Um homem muito velho está num leito de hospital. Membro de uma
tradicional família brasileira, ele desfia, num monólogo dirigido à
filha, às enfermeiras e a quem quiser ouvir, a história de sua linhagem
desde os ancestrais portugueses, passando por um barão do Império, um
senador da Primeira República, até o tataraneto, garotão do Rio de
Janeiro atual. A fala desarticulada do ancião cria dúvidas e suspenses
que prendem o leitor. O discurso da personagem parece espontâneo, mas o
escritor domina com mão firme as associações livres, as falsidades e os
não ditos, de modo que o leitor pode ler nas entrelinhas, partilhando a
ironia do autor, verdades que a personagem não consegue enfrentar. Tudo,
neste texto, é conciso e preciso; como num quebra-cabeça bem concebido,
nenhum elemento é supérfluo.
Percorre todo o livro a paixão mal vivida e mal compreendida do narrador por uma
mulher. Os múltiplos traços de Matilde, seu "olhar em pingue-pongue",
suas corridas a cavalo ou na praia, suas danças, seus vestidos
espalhafatosos, ao mesmo tempo que determinam a paixão do marido e
impregnam indelevelmente sua lembrança, ocasionam a infelicidade de
ambos. Embora vista de forma indireta e em breves flashes Matilde se torna, também para o leitor, inesquecível.

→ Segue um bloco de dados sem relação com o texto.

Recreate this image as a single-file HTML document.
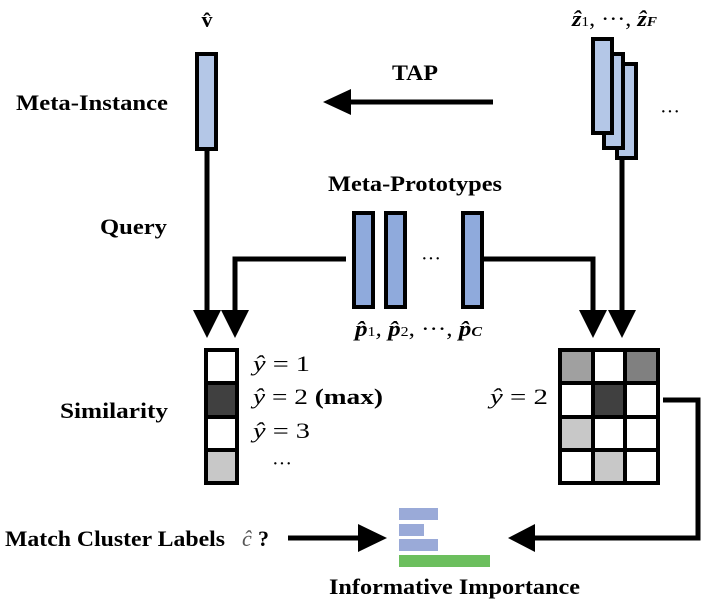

Outras figuras, fixadas a partir de mínimos traços, circulam pela
memória do protagonista: o arrogante engenheiro francês Dubosc; a mãe do
narrador, que, de tão reprimida e repressora, "toca" piano sem emitir
nenhum som; a namorada do garotão com seus piercings e gírias. É espantoso como tantas personagens ganham vida neste breve romance. Leite derramado é obra de um escritor em plena posse de seu talento e de sua linguagem.